▶ WHAT TO DO: The lines to extract run from the first line of the material below to the line containing "fill=discfill, draw=discline, minimum", both included; leave the pictures behind.

▶ DATA:
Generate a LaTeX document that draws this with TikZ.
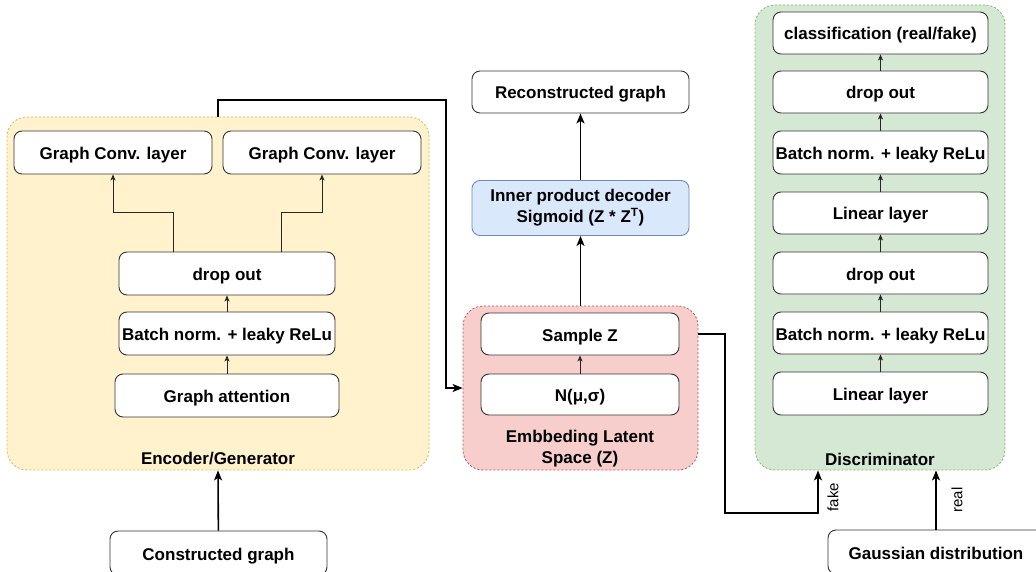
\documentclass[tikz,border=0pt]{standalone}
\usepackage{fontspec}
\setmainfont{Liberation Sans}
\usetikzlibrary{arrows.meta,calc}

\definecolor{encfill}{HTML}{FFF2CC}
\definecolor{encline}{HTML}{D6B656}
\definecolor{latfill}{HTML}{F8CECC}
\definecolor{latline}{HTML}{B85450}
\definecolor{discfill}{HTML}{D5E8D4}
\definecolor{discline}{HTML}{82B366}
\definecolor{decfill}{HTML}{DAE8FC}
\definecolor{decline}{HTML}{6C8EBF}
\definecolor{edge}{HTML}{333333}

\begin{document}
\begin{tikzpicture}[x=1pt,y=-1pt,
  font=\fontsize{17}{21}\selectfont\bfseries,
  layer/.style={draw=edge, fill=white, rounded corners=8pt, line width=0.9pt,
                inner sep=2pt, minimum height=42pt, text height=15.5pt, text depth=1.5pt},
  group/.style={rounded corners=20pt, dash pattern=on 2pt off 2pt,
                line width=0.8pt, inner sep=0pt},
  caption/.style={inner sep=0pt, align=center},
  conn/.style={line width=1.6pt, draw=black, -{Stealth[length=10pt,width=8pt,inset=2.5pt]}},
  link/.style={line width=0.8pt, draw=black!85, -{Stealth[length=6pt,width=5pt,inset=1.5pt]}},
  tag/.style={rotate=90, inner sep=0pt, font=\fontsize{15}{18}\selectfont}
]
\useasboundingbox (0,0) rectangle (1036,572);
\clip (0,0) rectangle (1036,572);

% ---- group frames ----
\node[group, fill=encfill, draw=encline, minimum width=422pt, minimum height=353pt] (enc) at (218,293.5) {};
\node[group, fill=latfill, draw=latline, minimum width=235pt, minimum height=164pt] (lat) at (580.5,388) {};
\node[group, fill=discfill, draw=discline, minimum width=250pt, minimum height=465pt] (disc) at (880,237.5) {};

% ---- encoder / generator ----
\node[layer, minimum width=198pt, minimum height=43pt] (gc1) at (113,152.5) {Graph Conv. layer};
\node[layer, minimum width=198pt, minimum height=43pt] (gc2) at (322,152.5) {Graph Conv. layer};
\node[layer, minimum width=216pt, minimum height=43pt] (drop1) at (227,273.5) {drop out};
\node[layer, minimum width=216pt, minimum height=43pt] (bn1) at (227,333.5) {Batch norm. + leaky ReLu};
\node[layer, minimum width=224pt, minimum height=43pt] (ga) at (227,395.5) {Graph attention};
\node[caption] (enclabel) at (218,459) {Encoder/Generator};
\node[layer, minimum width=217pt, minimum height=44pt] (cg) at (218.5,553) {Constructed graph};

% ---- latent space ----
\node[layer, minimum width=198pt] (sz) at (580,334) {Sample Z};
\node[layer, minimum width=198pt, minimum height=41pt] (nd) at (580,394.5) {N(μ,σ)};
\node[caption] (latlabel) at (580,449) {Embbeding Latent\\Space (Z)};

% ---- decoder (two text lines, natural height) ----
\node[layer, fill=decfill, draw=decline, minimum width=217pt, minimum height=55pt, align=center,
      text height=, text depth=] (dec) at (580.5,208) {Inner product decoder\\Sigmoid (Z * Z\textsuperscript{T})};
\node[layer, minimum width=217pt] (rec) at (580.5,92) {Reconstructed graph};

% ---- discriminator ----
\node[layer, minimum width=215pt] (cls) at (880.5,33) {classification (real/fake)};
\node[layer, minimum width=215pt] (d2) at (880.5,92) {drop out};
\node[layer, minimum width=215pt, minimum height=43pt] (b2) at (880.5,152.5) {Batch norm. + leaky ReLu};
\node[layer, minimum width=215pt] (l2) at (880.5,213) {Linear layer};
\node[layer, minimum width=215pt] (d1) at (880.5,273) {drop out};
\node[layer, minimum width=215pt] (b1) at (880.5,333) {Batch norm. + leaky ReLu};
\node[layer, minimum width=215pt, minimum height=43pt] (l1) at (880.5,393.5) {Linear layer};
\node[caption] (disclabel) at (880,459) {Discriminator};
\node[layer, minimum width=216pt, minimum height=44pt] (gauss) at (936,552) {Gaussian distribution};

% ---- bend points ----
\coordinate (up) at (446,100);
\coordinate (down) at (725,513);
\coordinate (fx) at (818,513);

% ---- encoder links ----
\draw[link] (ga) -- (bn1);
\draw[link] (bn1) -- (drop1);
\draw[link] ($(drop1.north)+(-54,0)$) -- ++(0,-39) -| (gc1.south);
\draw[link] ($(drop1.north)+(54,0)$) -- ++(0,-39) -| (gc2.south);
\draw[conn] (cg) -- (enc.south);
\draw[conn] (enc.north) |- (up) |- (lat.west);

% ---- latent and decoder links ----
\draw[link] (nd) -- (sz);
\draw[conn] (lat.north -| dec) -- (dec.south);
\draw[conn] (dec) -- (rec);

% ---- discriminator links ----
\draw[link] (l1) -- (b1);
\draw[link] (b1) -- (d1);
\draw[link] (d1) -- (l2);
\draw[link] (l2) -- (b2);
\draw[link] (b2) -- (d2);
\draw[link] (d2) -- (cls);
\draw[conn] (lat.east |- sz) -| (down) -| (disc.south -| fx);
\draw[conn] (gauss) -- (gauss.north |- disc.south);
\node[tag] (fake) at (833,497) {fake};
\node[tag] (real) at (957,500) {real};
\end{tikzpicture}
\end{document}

▶ EXERCISE RESULT:
Generate a LaTeX document that draws this with TikZ.
\documentclass[tikz,border=0pt]{standalone}
\usepackage{fontspec}
\setmainfont{Liberation Sans}
\usetikzlibrary{arrows.meta,calc}

\definecolor{encfill}{HTML}{FFF2CC}
\definecolor{encline}{HTML}{D6B656}
\definecolor{latfill}{HTML}{F8CECC}
\definecolor{latline}{HTML}{B85450}
\definecolor{discfill}{HTML}{D5E8D4}
\definecolor{discline}{HTML}{82B366}
\definecolor{decfill}{HTML}{DAE8FC}
\definecolor{decline}{HTML}{6C8EBF}
\definecolor{edge}{HTML}{333333}

\begin{document}
\begin{tikzpicture}[x=1pt,y=-1pt,
  font=\fontsize{17}{21}\selectfont\bfseries,
  layer/.style={draw=edge, fill=white, rounded corners=8pt, line width=0.9pt,
                inner sep=2pt, minimum height=42pt, text height=15.5pt, text depth=1.5pt},
  group/.style={rounded corners=20pt, dash pattern=on 2pt off 2pt,
                line width=0.8pt, inner sep=0pt},
  caption/.style={inner sep=0pt, align=center},
  conn/.style={line width=1.6pt, draw=black, -{Stealth[length=10pt,width=8pt,inset=2.5pt]}},
  link/.style={line width=0.8pt, draw=black!85, -{Stealth[length=6pt,width=5pt,inset=1.5pt]}},
  tag/.style={rotate=90, inner sep=0pt, font=\fontsize{15}{18}\selectfont}
]
\useasboundingbox (0,0) rectangle (1036,572);
\clip (0,0) rectangle (1036,572);

% ---- group frames ----
\node[group, fill=encfill, draw=encline, minimum width=422pt, minimum height=353pt] (enc) at (218,293.5) {};
\node[group, fill=latfill, draw=latline, minimum width=235pt, minimum height=164pt] (lat) at (580.5,388) {};
\node[group, fill=discfill, draw=discline, minimum width=250pt, minimum height=465pt] (disc) at (880,237.5) {};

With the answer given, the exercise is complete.